Problem statement:

 

A graph of a country is given. There are N cities and M number of roads. Each road connect two cities. Now you are given two modes of traveling from one city to another.

 

-> By using public transportation.

 

-> By using your own car.(which you can use only once between any two cities on your way).
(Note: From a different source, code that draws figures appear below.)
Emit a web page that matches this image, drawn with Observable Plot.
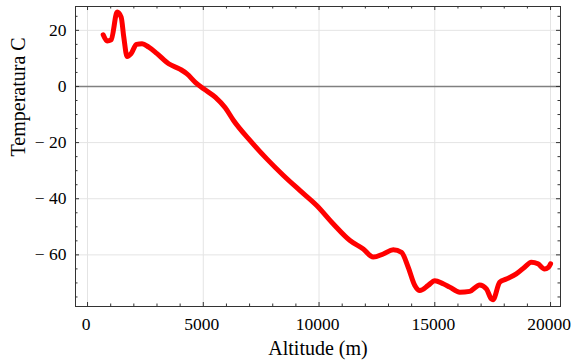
<!DOCTYPE html>
<html><head><meta charset="utf-8">
<script src="https://cdn.jsdelivr.net/npm/d3@7"></script>
<script src="https://cdn.jsdelivr.net/npm/@observablehq/plot@0.6"></script>
<style>body{margin:0;background:#fff}</style>
</head><body><div id="chart"></div>
<script>
const altitude = [676, 848, 1020, 1280, 1452, 1566, 1710, 1882, 2112, 2356, 2644, 3003, 3506, 4009, 4296, 4655, 5014, 5517, 5948, 6307, 7026, 7744, 8463, 9181, 9899, 10618, 11336, 11911, 12342, 12773, 13204, 13563, 13851, 14138, 14353, 14713, 15000, 15359, 15647, 16078, 16509, 16940, 17228, 17443, 17514, 17802, 18089, 18520, 18879, 19167, 19454, 19741, 19900, 20000];
const temperature = [18.4, 16.2, 16.6, 26.5, 24.7, 17.6, 10.7, 11.7, 15, 15.2, 14, 11.7, 8.1, 6.1, 4.5, 1.5, -0.8, -3.8, -7.6, -12.1, -19.3, -25.8, -31.7, -37.1, -42.4, -49, -54.9, -57.9, -60.8, -59.7, -58.2, -59.1, -64.4, -70.9, -72.7, -70.9, -69.2, -70.3, -71.5, -73.3, -73, -70.7, -72.1, -75.7, -76, -69.8, -68.6, -66.8, -64.4, -62.6, -63.2, -65, -64.5, -63.2];
const xMajorTicks = [0, 5000, 10000, 15000, 20000];
const xMinorTicks = d3.range(0, 20001, 1000).filter(d => d % 5000 !== 0);
const yMajorTicks = [20, 0, -20, -40, -60];
const yMinorTicks = d3.range(-75, 26, 5).filter(d => d % 20 !== 0);
const xLabel = "Altitude (m)";
const yLabel = "Temperatura C";

const data = altitude.map((a, i) => ({altitude: a, temperature: temperature[i]}));
const W = 571, H = 360, mt = 6, mb = 54, ml = 75, mr = 11;
const pw = W - ml - mr, ph = H - mt - mb;
const fmt = d => d < 0 ? "\u2212 " + (-d) : String(d);
const tickColor = "#333";
const serif = "Liberation Serif, Times New Roman, serif";

const chart = Plot.plot({
  width: W, height: H,
  marginTop: mt, marginBottom: mb, marginLeft: ml, marginRight: mr,
  style: {fontFamily: serif, fontSize: "18px", color: "#000", background: "#fff"},
  x: {domain: [-520, 20430], axis: null},
  y: {domain: [-78.4, 28.5], axis: null},
  marks: [
    Plot.gridX(xMajorTicks, {stroke: "#e4e4e4", strokeOpacity: 1}),
    Plot.gridY(yMajorTicks.filter(d => d !== 0), {stroke: "#e4e4e4", strokeOpacity: 1}),
    Plot.ruleY([0], {stroke: "#808080", strokeWidth: 1.5}),
    Plot.line(data, {x: "altitude", y: "temperature", stroke: "#ff0000", strokeWidth: 5, curve: "monotone-x"}),
    Plot.frame({stroke: tickColor}),
    Plot.ruleX(xMajorTicks, {insetTop: ph - 4, stroke: tickColor}),
    Plot.ruleX(xMajorTicks, {insetBottom: ph - 4, stroke: tickColor}),
    Plot.ruleX(xMinorTicks, {insetTop: ph - 2.5, stroke: tickColor}),
    Plot.ruleX(xMinorTicks, {insetBottom: ph - 2.5, stroke: tickColor}),
    Plot.ruleY(yMajorTicks, {insetRight: pw - 4, stroke: tickColor}),
    Plot.ruleY(yMajorTicks, {insetLeft: pw - 4, stroke: tickColor}),
    Plot.ruleY(yMinorTicks, {insetRight: pw - 2.5, stroke: tickColor}),
    Plot.ruleY(yMinorTicks, {insetLeft: pw - 2.5, stroke: tickColor}),
    Plot.text(xMajorTicks, {x: d => d, text: fmt, frameAnchor: "bottom", lineAnchor: "top", dy: 11, dx: -1.5, fontSize: 17.5, fontFamily: serif, fill: "#000"}),
    Plot.text(yMajorTicks, {y: d => d, text: fmt, frameAnchor: "left", textAnchor: "end", dx: -9, fontSize: 17.5, fontFamily: serif, fill: "#000"}),
    Plot.text([xLabel], {frameAnchor: "bottom", lineAnchor: "top", dy: 34, fontSize: 20, fontFamily: serif, fill: "#000"}),
    Plot.text([yLabel], {frameAnchor: "left", dx: -57, rotate: -90, fontSize: 20, fontFamily: serif, fill: "#000"})
  ]
});
document.getElementById("chart").appendChild(chart);
</script>
</body></html>
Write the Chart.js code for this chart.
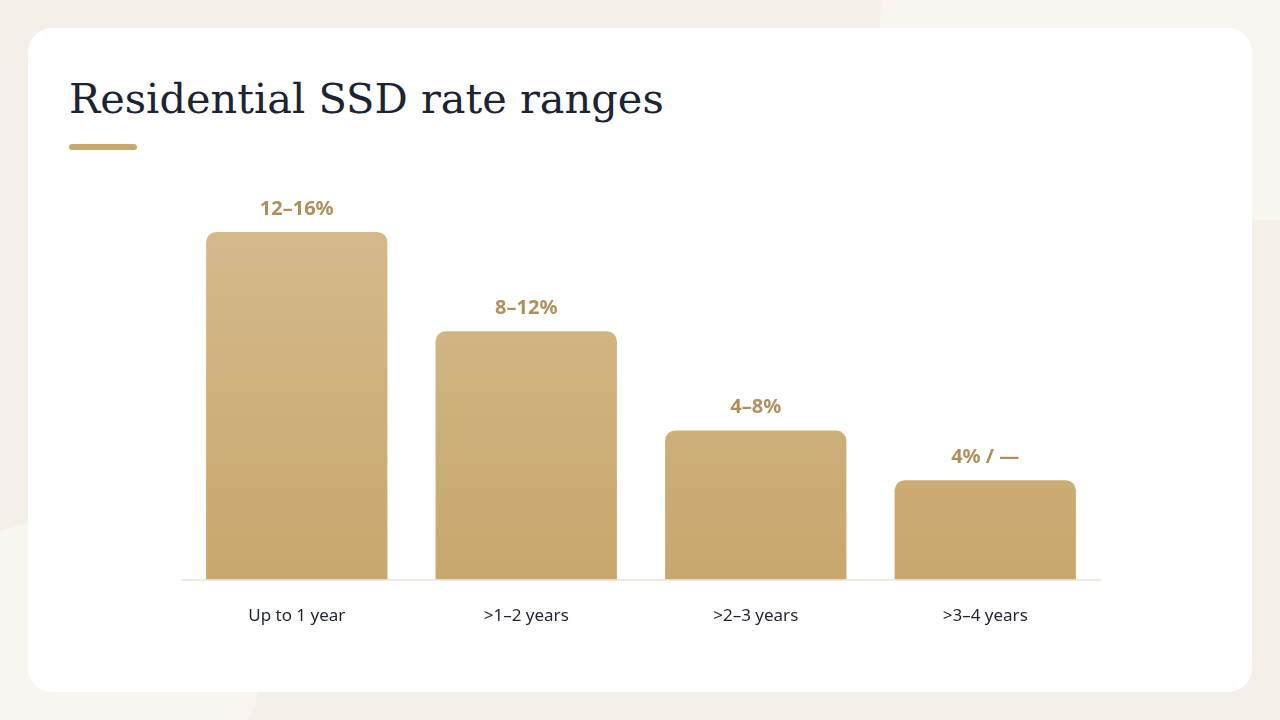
<!DOCTYPE html>
<html><head><meta charset="utf-8">
<script src="https://cdn.jsdelivr.net/npm/chart.js@4"></script>
<style>
html,body{margin:0;width:1280px;height:720px;overflow:hidden;background:#f4efe8;font-family:"Noto Sans",sans-serif;}
.blob1{position:absolute;left:880px;top:-40px;width:500px;height:260px;border-radius:60px;background:#f8f5f0;}
.blob2{position:absolute;left:-120px;top:520px;width:380px;height:300px;border-radius:50%;background:#f9f6f1;}
.card{position:absolute;left:28px;top:28px;width:1224px;height:664px;background:#fff;border-radius:24px;}
h1{position:absolute;left:69px;top:74px;margin:0;font-family:"DejaVu Serif","Liberation Serif",serif;font-weight:400;font-size:41.5px;color:#1c2333;}
.bar{position:absolute;left:69px;top:144px;width:68px;height:6px;border-radius:3px;background:#c9a86d;}
canvas{position:absolute;left:0;top:0;}
</style></head><body>
<div class="blob1"></div><div class="blob2"></div>
<div class="card"></div>
<h1>Residential SSD rate ranges</h1>
<div class="bar"></div>
<canvas id="c" width="1280" height="720"></canvas>
<script>
const categories=["Up to 1 year",">1–2 years",">2–3 years",">3–4 years"];
const values=[14,10,6,4];
const valueLabels=["12–16%","8–12%","4–8%","4% / —"];
const labelPlugin={id:'lbl',afterDatasetsDraw(chart){const ctx=chart.ctx;const meta=chart.getDatasetMeta(0);ctx.save();ctx.font='bold 20px "Noto Sans"';ctx.fillStyle='#b08f5a';ctx.textAlign='center';ctx.textBaseline='middle';meta.data.forEach((b,i)=>{ctx.fillText(valueLabels[i],b.x,b.y-23);});ctx.restore();}};
new Chart(document.getElementById('c'),{type:'bar',data:{labels:categories,datasets:[{data:values,
backgroundColor(c){const a=c.chart.chartArea;if(!a)return '#cfb07c';const g=c.chart.ctx.createLinearGradient(0,233,0,583);g.addColorStop(0,'#d4b98b');g.addColorStop(1,'#c8a76c');return g;},
borderRadius:{topLeft:10,topRight:10},borderSkipped:'bottom',barPercentage:0.79,categoryPercentage:1}]},
options:{responsive:false,animation:false,layout:{padding:{left:182,right:180,top:83,bottom:68}},
plugins:{legend:{display:false},tooltip:{enabled:false}},
scales:{y:{display:false,min:0,max:20},x:{grid:{display:false,drawTicks:false},border:{display:true,color:'#efe9df',width:2},ticks:{padding:26,color:'#1f2430',font:{size:17,family:'"Noto Sans"'}}}}},
plugins:[labelPlugin]});
</script></body></html>
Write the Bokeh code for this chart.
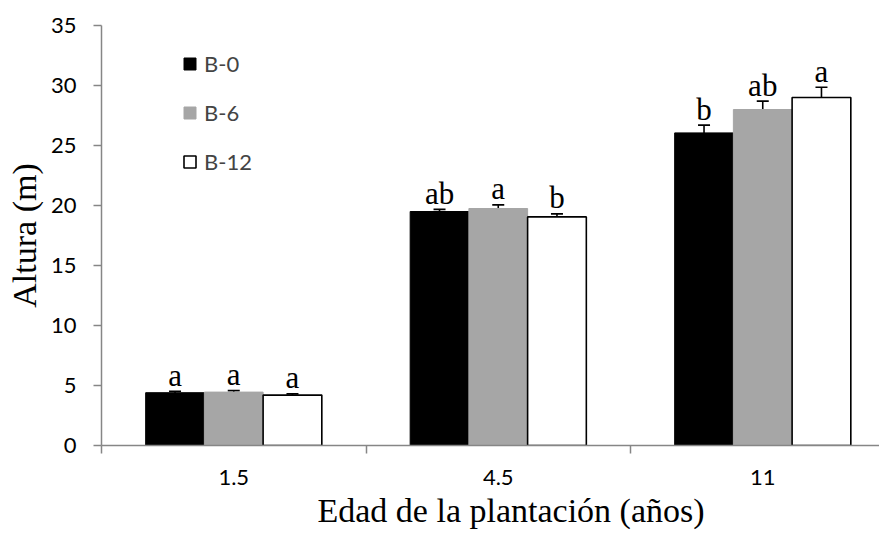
from bokeh.plotting import figure
from bokeh.models import Range1d, FixedTicker, Whisker, TeeHead, ColumnDataSource, Legend, LegendItem, Title
from bokeh.core.properties import value
from bokeh.embed import file_html
from bokeh.resources import INLINE

# ---- data ----
categories = ["1.5", "4.5", "11"]
series = ["B-0", "B-6", "B-12"]
b0 = [4.40, 19.50, 26.05]
b6 = [4.45, 19.75, 28.00]
b12 = [4.20, 19.05, 29.00]
err_b0 = [0.12, 0.18, 0.65]
err_b6 = [0.12, 0.30, 0.70]
err_b12 = [0.10, 0.25, 0.85]
let_b0 = ["a", "ab", "b"]
let_b6 = ["a", "a", "ab"]
let_b12 = ["a", "b", "a"]
y_ticks = [0, 5, 10, 15, 20, 25, 30, 35]

fills = ["#000000", "#A6A6A6", "#FFFFFF"]
lines = ["#000000", "#A6A6A6", "#000000"]
AXIS = "#868686"
bar_w = 0.222
offsets = [-bar_w, 0.0, bar_w]

p = figure(width=879, height=530, output_backend="svg", toolbar_location=None,
           x_range=Range1d(0, 778 / 264.5), y_range=Range1d(0, 35),
           min_border_left=101, min_border_right=0, min_border_top=25, min_border_bottom=85)
p.outline_line_color = None
p.grid.grid_line_color = None
p.background_fill_color = "white"

items = []
for vals, errs, lets, name, fc, lc, off in zip([b0, b6, b12], [err_b0, err_b6, err_b12],
                                             [let_b0, let_b6, let_b12], series, fills, lines, offsets):
    xs = [i + 0.5 + off for i in range(len(categories))]
    src = ColumnDataSource(dict(x=xs, top=vals,
                                lo=[v - e for v, e in zip(vals, errs)],
                                hi=[v + e for v, e in zip(vals, errs)],
                                lab=lets))
    r = p.vbar(x="x", top="top", bottom=0, width=bar_w, source=src,
               fill_color=fc, line_color=lc, line_width=1.6 if fc == "#FFFFFF" else 1)
    items.append(LegendItem(label=name, renderers=[r]))
    w = Whisker(base="x", lower="lo", upper="hi", source=src, line_color="black", line_width=1.6,
                upper_head=TeeHead(size=12, line_color="black", line_width=1.6),
                lower_head=TeeHead(size=12, line_color="black", line_width=1.6))
    p.add_layout(w)
    p.text(x="x", y="hi", text="lab", source=src, text_align="center", text_baseline="alphabetic",
           y_offset=-16, text_font=value("Liberation Serif"), text_font_size="31px", text_color="black")

legend = Legend(items=items, location=(81, 270), orientation="vertical",
                glyph_width=15, glyph_height=15, label_height=26, spacing=22,
                padding=0, margin=0, border_line_color=None, background_fill_alpha=0,
                label_text_font="Lato", label_text_font_size="22px", label_standoff=7)
p.add_layout(legend)

# x axis
xa = p.xaxis[0]
xa.ticker = FixedTicker(ticks=[i + 0.5 for i in range(len(categories))],
                        minor_ticks=list(range(len(categories) + 1)))
xa.major_label_overrides = {i + 0.5: c for i, c in enumerate(categories)}
xa.major_tick_line_color = None
xa.major_tick_out = 0
xa.major_tick_in = 0
xa.minor_tick_line_color = AXIS
xa.minor_tick_line_width = 1.5
xa.minor_tick_out = 8
xa.minor_tick_in = 0
xa.axis_line_color = AXIS
xa.axis_line_width = 1.5
xa.major_label_standoff = 16
xa.major_label_text_font = "Lato"
xa.major_label_text_font_size = "22px"
xa.major_label_text_color = "black"

xt = Title(text="Edad de la plantación (años)", align="left", offset=216,
           text_font="Liberation Serif", text_font_size="34px", text_font_style="normal",
           text_color="black", standoff=4)
p.add_layout(xt, "below")

ya = p.yaxis[0]
ya.ticker = FixedTicker(ticks=y_ticks, minor_ticks=[])
ya.major_tick_line_color = AXIS
ya.major_tick_line_width = 1.5
ya.major_tick_out = 8
ya.major_tick_in = 0
ya.axis_line_color = AXIS
ya.axis_line_width = 1.5
ya.major_label_standoff = 17
ya.major_label_text_font = "Lato"
ya.major_label_text_font_size = "22px"
ya.major_label_text_color = "black"
ya.axis_label = "Altura (m)"
ya.axis_label_text_font = "Liberation Serif"
ya.axis_label_text_font_size = "34px"
ya.axis_label_text_font_style = "normal"
ya.axis_label_text_color = "black"
ya.axis_label_standoff = 5

open("out.html", "w").write(file_html(p, INLINE))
You may or maynot use this mode of travel.

 

The country's map is given as a graph with N nodes (labeled from 1 to N), and the initial station is node S and the destination is node D. There are two undirected edges between each of the given nodes:

 

-> one denotes the cost of a path using public transportation, r.

 

-> and the other denotes the cost of a path using your own car, t.

 

Now you have to find the most optimal way (in terms of time of cost) from S to D with or without using your entitled car ride. Output the minimized cost of your travel from the source to the destination.

 

Input:

 

The first line contains T, the number of test cases.

 

For each test case:

 

The first line contains two space-separated integers, N (the number of cities in the map) and M (the number of roads in the map), respectively.

 

The next M lines each have four space separated integers c1, c2, r, and t, respectively; c1 and c2 denote two cities connected by a road, r is the cost for using the public transportation, and t is the cost of taking your own car on the road.

 

The last line has two space-separated integers, S (Starting city) and D (Destination), respectively.

 

Constraints:

 

1 ≤ T ≤ 10

2 ≤ N ≤ 3000

1 ≤ M≤ N×(N−1)

1 ≤ x, y, S,D ≤ N

1 ≤ r, t ≤ 500

 

Output:

For each test case, print a single line with minimum travel cost. If the destination (D) is unreachable from the source node (S), print −1.

 

Sample input:

1

4 5

1 2 6 5

1 3 4 5

2 3 6 1

2 4 3 4

3 4 5 7

1 4

 

Sample output:

8